> [EXERCISE] Your output is the lines from the first one to the one containing "(hout) at (1036,43)", repeated exactly, with images left out.

> [DATASET EXTRACT]

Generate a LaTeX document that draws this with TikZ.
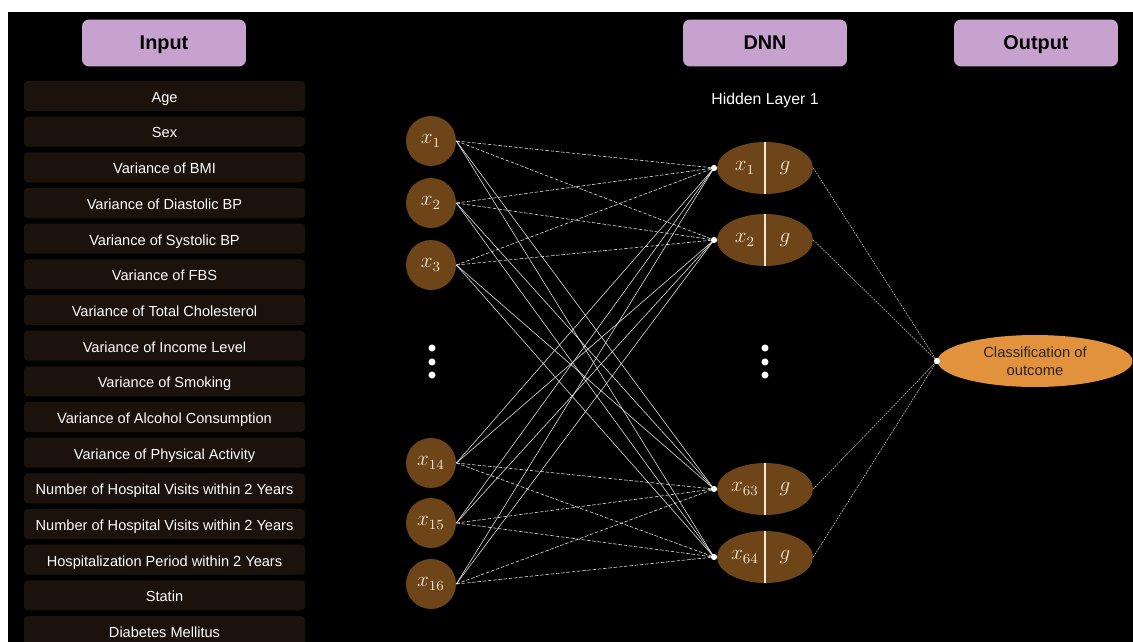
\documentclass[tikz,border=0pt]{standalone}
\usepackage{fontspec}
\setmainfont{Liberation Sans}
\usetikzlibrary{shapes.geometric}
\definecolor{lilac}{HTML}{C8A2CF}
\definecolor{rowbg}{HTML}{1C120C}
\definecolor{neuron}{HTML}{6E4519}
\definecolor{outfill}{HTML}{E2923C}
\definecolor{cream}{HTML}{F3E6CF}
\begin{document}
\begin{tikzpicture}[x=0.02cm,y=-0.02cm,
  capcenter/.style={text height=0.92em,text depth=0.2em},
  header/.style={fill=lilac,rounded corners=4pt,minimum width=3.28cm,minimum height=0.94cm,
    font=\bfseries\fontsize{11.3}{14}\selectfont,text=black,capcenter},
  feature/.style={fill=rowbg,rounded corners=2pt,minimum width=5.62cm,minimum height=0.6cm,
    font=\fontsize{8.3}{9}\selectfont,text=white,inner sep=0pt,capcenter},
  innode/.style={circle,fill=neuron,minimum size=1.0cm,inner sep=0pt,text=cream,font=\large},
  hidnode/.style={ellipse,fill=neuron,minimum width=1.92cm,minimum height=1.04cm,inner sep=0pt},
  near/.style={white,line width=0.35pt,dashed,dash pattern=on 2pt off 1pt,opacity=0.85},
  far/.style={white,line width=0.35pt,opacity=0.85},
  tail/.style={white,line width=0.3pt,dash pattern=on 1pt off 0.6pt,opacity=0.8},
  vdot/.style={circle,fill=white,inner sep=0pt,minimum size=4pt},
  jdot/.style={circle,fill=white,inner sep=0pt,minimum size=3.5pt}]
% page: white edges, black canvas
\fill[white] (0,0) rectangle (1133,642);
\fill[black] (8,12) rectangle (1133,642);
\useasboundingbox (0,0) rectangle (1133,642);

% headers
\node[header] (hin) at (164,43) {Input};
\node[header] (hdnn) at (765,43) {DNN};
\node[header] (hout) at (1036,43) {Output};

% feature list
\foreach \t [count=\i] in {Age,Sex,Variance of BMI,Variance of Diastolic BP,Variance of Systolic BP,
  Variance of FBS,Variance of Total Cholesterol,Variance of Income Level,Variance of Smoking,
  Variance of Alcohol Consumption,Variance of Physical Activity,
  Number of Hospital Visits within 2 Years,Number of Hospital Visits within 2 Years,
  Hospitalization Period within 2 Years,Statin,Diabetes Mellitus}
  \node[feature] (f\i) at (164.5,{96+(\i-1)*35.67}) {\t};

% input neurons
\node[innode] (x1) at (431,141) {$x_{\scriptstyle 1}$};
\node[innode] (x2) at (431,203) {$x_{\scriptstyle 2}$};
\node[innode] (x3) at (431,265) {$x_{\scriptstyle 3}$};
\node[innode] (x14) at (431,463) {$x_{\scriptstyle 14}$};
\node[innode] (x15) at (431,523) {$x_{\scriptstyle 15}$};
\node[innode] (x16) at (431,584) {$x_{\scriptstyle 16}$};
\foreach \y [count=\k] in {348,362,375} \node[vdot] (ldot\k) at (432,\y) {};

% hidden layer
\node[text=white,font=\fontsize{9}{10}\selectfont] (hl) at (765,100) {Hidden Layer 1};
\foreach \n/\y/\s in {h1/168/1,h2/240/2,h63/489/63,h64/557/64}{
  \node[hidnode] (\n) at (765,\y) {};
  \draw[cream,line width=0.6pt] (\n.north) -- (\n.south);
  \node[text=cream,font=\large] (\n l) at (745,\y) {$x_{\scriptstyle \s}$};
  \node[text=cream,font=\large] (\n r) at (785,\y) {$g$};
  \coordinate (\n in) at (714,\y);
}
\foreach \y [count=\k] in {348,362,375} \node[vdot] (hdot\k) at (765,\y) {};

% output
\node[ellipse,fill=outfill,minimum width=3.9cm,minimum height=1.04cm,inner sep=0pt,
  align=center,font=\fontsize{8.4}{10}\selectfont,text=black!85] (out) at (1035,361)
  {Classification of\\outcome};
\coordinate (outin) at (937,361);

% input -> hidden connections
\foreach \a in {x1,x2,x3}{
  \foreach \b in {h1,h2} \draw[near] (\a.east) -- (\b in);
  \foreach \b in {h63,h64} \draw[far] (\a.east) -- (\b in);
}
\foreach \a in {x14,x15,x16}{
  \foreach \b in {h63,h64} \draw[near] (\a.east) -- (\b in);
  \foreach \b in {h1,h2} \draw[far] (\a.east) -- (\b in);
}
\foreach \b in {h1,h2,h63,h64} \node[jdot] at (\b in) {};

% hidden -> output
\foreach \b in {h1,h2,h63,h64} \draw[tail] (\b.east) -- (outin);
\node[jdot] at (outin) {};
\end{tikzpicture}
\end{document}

> [SOLVED PROBLEM]
Generate a LaTeX document that draws this with TikZ.
\documentclass[tikz,border=0pt]{standalone}
\usepackage{fontspec}
\setmainfont{Liberation Sans}
\usetikzlibrary{shapes.geometric}
\definecolor{lilac}{HTML}{C8A2CF}
\definecolor{rowbg}{HTML}{1C120C}
\definecolor{neuron}{HTML}{6E4519}
\definecolor{outfill}{HTML}{E2923C}
\definecolor{cream}{HTML}{F3E6CF}
\begin{document}
\begin{tikzpicture}[x=0.02cm,y=-0.02cm,
  capcenter/.style={text height=0.92em,text depth=0.2em},
  header/.style={fill=lilac,rounded corners=4pt,minimum width=3.28cm,minimum height=0.94cm,
    font=\bfseries\fontsize{11.3}{14}\selectfont,text=black,capcenter},
  feature/.style={fill=rowbg,rounded corners=2pt,minimum width=5.62cm,minimum height=0.6cm,
    font=\fontsize{8.3}{9}\selectfont,text=white,inner sep=0pt,capcenter},
  innode/.style={circle,fill=neuron,minimum size=1.0cm,inner sep=0pt,text=cream,font=\large},
  hidnode/.style={ellipse,fill=neuron,minimum width=1.92cm,minimum height=1.04cm,inner sep=0pt},
  near/.style={white,line width=0.35pt,dashed,dash pattern=on 2pt off 1pt,opacity=0.85},
  far/.style={white,line width=0.35pt,opacity=0.85},
  tail/.style={white,line width=0.3pt,dash pattern=on 1pt off 0.6pt,opacity=0.8},
  vdot/.style={circle,fill=white,inner sep=0pt,minimum size=4pt},
  jdot/.style={circle,fill=white,inner sep=0pt,minimum size=3.5pt}]
% page: white edges, black canvas
\fill[white] (0,0) rectangle (1133,642);
\fill[black] (8,12) rectangle (1133,642);
\useasboundingbox (0,0) rectangle (1133,642);

% headers
\node[header] (hin) at (164,43) {Input};
\node[header] (hdnn) at (765,43) {DNN};
\node[header] (hout) at (1036,43) {Output};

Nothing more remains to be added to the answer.